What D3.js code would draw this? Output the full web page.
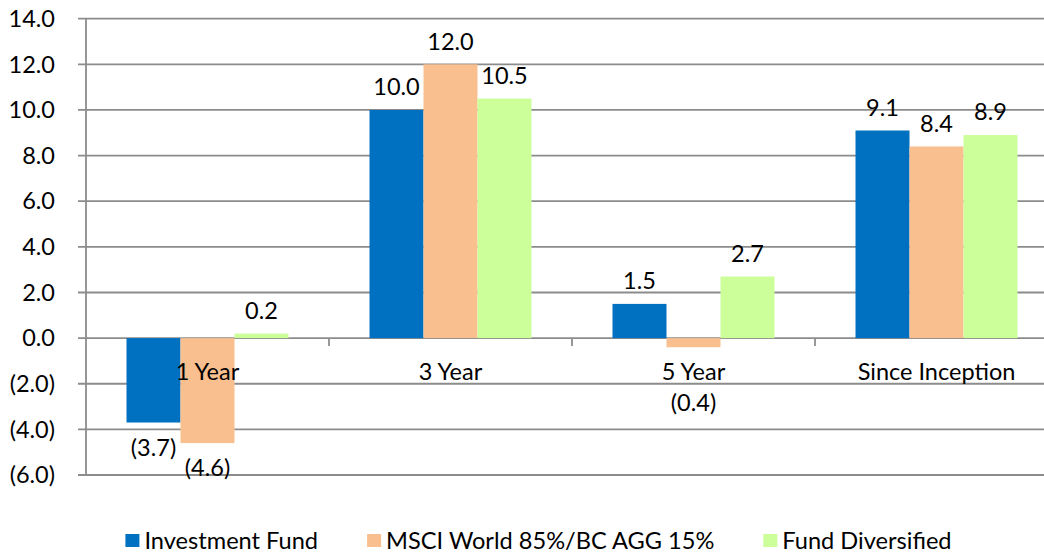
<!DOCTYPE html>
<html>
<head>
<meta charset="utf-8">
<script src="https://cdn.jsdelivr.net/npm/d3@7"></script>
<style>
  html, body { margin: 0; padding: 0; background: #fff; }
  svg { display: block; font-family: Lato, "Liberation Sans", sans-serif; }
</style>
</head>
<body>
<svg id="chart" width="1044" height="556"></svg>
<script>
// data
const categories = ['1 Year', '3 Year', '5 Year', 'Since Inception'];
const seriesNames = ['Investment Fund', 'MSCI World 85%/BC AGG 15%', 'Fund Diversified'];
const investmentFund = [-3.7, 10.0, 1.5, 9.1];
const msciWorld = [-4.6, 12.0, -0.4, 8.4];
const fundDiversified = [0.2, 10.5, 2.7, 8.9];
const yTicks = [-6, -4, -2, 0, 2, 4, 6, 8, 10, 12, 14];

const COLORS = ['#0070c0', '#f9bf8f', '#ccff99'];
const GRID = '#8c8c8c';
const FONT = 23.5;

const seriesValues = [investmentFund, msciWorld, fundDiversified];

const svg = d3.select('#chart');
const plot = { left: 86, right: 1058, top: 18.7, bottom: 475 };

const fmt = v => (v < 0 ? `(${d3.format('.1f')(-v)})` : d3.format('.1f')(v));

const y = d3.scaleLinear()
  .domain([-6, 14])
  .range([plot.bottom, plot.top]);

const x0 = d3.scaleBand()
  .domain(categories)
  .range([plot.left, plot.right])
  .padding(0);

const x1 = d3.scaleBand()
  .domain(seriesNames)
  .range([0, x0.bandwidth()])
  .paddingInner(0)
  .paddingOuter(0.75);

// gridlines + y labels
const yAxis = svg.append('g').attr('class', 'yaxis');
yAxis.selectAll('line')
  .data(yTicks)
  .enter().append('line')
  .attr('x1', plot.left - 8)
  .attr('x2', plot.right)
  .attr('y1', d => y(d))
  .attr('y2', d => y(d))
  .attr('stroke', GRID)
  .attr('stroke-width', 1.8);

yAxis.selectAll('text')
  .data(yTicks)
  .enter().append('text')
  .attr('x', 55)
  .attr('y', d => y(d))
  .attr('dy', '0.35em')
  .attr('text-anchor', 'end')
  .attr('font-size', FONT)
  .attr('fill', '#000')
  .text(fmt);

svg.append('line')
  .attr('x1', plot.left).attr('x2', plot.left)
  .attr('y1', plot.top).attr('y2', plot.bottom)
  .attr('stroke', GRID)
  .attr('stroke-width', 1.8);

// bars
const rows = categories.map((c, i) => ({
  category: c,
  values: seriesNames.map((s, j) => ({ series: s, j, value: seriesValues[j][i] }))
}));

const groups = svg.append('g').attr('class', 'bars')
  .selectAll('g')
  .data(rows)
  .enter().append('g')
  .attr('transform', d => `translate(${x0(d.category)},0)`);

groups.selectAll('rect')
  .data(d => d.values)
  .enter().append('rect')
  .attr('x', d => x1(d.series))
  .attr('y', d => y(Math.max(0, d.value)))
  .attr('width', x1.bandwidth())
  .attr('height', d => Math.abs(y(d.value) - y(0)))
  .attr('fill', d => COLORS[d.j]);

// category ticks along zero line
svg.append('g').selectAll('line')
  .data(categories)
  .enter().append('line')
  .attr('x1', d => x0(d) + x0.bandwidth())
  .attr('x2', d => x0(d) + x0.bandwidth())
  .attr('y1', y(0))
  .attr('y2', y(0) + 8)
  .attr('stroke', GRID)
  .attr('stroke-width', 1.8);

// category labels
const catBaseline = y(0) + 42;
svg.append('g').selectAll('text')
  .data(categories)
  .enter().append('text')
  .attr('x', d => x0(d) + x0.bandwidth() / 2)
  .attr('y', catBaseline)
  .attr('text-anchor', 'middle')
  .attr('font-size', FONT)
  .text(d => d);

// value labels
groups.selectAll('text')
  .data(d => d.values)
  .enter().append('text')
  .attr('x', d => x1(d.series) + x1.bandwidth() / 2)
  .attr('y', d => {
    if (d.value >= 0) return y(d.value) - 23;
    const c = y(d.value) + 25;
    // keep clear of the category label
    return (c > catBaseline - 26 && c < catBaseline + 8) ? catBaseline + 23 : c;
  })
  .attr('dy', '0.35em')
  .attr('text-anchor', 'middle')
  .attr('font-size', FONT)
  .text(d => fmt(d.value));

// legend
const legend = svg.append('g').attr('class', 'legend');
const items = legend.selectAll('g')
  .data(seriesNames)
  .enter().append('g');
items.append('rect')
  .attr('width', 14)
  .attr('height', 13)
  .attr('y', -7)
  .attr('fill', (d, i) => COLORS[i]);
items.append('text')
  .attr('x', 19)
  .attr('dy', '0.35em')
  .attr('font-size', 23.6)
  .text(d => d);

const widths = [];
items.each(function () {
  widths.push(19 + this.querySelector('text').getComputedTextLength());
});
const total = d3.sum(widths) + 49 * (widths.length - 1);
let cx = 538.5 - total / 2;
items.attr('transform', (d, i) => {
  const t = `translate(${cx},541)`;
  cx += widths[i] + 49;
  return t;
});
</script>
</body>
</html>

# # # # #

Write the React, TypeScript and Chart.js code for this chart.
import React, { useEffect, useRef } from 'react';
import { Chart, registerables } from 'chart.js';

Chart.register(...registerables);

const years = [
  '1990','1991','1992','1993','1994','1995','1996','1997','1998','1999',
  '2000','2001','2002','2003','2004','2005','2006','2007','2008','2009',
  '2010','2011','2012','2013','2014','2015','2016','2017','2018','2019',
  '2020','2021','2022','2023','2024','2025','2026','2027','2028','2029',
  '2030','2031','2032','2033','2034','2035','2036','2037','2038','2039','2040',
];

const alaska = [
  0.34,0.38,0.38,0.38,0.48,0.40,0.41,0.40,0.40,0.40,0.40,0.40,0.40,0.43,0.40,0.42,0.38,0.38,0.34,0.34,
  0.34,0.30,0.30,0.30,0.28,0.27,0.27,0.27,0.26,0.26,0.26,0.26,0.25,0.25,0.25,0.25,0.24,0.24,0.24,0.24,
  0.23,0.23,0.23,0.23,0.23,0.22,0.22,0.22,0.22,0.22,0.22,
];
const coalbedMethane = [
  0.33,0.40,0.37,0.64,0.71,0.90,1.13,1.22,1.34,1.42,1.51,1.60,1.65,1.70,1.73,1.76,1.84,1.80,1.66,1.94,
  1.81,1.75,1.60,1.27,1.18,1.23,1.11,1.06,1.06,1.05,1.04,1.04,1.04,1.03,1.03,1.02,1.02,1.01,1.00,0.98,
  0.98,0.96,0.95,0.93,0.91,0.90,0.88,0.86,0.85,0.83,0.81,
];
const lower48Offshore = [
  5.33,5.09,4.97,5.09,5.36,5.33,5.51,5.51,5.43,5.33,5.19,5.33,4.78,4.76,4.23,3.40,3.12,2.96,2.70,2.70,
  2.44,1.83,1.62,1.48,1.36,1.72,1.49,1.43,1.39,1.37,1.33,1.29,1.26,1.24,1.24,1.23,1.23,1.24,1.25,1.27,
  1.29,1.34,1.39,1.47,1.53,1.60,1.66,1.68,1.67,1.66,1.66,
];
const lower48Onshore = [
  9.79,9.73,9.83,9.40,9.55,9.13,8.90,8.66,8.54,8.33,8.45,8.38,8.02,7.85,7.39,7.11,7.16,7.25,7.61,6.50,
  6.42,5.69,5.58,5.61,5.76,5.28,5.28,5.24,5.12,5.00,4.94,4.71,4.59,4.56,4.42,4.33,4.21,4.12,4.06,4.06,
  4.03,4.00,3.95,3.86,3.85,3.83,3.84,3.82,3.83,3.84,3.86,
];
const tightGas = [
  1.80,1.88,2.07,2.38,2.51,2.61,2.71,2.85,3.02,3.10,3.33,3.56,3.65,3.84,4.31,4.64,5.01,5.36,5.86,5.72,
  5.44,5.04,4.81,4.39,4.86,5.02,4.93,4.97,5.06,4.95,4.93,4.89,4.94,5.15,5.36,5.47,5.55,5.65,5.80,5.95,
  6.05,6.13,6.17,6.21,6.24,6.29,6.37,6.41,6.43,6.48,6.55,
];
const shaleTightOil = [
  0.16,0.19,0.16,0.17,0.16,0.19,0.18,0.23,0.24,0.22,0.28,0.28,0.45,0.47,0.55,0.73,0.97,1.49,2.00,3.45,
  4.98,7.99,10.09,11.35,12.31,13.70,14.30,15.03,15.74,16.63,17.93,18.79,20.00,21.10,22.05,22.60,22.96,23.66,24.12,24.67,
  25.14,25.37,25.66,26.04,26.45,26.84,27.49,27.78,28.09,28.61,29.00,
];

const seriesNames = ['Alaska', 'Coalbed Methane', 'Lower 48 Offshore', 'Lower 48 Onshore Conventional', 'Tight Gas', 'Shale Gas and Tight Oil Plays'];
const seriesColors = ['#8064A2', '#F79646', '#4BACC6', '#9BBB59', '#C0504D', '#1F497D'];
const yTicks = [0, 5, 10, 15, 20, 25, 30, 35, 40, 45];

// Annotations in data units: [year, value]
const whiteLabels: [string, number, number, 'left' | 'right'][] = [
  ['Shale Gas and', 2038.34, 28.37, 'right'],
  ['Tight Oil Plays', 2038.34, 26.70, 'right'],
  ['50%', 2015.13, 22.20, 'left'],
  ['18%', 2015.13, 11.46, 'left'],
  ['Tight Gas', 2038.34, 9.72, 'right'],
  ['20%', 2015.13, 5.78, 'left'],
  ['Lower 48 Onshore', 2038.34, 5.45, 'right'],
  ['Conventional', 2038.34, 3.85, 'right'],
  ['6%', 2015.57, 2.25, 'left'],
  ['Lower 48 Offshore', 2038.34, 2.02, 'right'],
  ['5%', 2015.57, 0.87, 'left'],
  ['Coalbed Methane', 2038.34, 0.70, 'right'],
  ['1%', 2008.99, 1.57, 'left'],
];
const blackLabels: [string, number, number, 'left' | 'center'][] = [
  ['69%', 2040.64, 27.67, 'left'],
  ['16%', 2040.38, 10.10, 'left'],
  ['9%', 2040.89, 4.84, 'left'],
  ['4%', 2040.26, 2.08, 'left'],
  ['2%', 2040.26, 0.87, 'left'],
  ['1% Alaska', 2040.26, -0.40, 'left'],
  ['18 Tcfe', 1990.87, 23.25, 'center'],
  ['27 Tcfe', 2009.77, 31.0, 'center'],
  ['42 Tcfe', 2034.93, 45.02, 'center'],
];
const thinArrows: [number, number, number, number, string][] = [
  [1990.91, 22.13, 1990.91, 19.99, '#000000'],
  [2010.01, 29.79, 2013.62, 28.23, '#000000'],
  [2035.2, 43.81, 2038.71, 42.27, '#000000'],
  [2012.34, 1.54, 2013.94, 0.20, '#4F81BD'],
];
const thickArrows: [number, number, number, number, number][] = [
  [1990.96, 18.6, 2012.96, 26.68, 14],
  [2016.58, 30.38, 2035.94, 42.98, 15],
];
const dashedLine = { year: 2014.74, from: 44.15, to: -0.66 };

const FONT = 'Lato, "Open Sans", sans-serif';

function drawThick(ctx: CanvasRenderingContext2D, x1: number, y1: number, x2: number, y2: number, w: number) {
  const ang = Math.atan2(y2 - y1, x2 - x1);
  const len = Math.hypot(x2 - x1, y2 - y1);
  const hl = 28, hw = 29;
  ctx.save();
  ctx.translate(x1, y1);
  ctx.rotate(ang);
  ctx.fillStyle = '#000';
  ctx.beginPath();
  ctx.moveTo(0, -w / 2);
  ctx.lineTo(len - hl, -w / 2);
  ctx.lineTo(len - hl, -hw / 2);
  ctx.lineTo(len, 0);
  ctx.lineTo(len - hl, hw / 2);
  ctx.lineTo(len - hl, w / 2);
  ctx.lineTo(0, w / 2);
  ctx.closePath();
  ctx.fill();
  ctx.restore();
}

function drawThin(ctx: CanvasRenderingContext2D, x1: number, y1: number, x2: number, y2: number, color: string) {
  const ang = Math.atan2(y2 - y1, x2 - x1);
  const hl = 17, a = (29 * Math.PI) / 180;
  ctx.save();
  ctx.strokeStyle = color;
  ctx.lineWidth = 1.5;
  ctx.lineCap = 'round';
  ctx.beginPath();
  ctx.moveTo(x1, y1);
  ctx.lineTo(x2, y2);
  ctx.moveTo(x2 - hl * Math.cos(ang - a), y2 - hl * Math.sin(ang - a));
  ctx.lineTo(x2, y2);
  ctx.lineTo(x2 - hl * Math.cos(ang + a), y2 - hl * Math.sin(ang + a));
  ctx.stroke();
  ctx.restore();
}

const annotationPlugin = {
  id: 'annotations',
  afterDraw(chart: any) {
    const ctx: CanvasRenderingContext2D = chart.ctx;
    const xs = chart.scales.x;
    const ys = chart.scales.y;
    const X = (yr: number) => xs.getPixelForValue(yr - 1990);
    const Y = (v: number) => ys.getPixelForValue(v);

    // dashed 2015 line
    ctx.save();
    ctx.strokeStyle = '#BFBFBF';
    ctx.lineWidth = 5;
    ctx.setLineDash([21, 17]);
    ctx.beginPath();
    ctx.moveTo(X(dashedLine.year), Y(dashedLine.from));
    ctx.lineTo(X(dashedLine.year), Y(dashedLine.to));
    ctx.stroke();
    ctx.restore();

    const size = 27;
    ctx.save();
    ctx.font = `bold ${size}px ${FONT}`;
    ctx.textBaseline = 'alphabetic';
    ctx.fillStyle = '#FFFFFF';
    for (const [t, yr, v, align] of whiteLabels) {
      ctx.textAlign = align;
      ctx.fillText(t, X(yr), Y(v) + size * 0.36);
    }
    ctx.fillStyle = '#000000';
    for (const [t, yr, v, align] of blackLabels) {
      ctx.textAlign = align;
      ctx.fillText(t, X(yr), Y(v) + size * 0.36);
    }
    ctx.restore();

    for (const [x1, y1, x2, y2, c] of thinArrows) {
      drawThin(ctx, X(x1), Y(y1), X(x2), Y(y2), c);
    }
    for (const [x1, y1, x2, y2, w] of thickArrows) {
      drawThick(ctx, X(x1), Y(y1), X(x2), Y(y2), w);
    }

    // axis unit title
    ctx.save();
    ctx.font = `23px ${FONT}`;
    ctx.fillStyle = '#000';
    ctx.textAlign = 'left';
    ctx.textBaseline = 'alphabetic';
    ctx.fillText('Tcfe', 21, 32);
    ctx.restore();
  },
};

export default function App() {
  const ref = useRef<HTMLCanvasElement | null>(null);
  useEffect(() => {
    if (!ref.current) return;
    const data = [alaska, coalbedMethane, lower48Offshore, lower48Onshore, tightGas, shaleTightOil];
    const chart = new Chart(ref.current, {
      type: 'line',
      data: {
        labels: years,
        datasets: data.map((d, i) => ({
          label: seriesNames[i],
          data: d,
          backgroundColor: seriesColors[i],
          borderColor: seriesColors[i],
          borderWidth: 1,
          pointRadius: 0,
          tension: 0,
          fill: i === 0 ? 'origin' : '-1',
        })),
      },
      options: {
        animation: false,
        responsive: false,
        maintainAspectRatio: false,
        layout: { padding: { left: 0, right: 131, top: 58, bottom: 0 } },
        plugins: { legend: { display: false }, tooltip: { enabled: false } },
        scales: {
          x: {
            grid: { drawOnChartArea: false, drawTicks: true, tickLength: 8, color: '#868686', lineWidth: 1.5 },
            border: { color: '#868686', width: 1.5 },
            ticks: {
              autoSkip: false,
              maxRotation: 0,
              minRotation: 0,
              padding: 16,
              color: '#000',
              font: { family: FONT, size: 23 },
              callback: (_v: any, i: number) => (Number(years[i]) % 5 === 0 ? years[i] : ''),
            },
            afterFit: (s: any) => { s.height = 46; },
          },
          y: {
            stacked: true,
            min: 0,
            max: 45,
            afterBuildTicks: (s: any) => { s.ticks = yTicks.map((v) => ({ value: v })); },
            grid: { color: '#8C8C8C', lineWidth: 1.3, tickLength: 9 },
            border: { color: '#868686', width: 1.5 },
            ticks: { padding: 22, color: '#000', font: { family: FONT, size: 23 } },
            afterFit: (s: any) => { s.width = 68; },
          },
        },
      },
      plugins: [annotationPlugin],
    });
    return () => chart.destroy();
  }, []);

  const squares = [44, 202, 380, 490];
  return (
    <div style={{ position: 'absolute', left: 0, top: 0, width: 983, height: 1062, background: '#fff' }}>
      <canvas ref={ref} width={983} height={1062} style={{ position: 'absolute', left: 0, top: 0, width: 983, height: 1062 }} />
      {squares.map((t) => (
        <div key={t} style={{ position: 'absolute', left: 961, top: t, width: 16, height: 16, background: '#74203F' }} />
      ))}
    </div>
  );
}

# # # # #

• [WHAT THE TASK REQUIRES]:
Extract each line from the listing that holds the word "code".

• [CORRECT RESPONSE]:
What D3.js code would draw this? Output the full web page.
Write the React, TypeScript and Chart.js code for this chart.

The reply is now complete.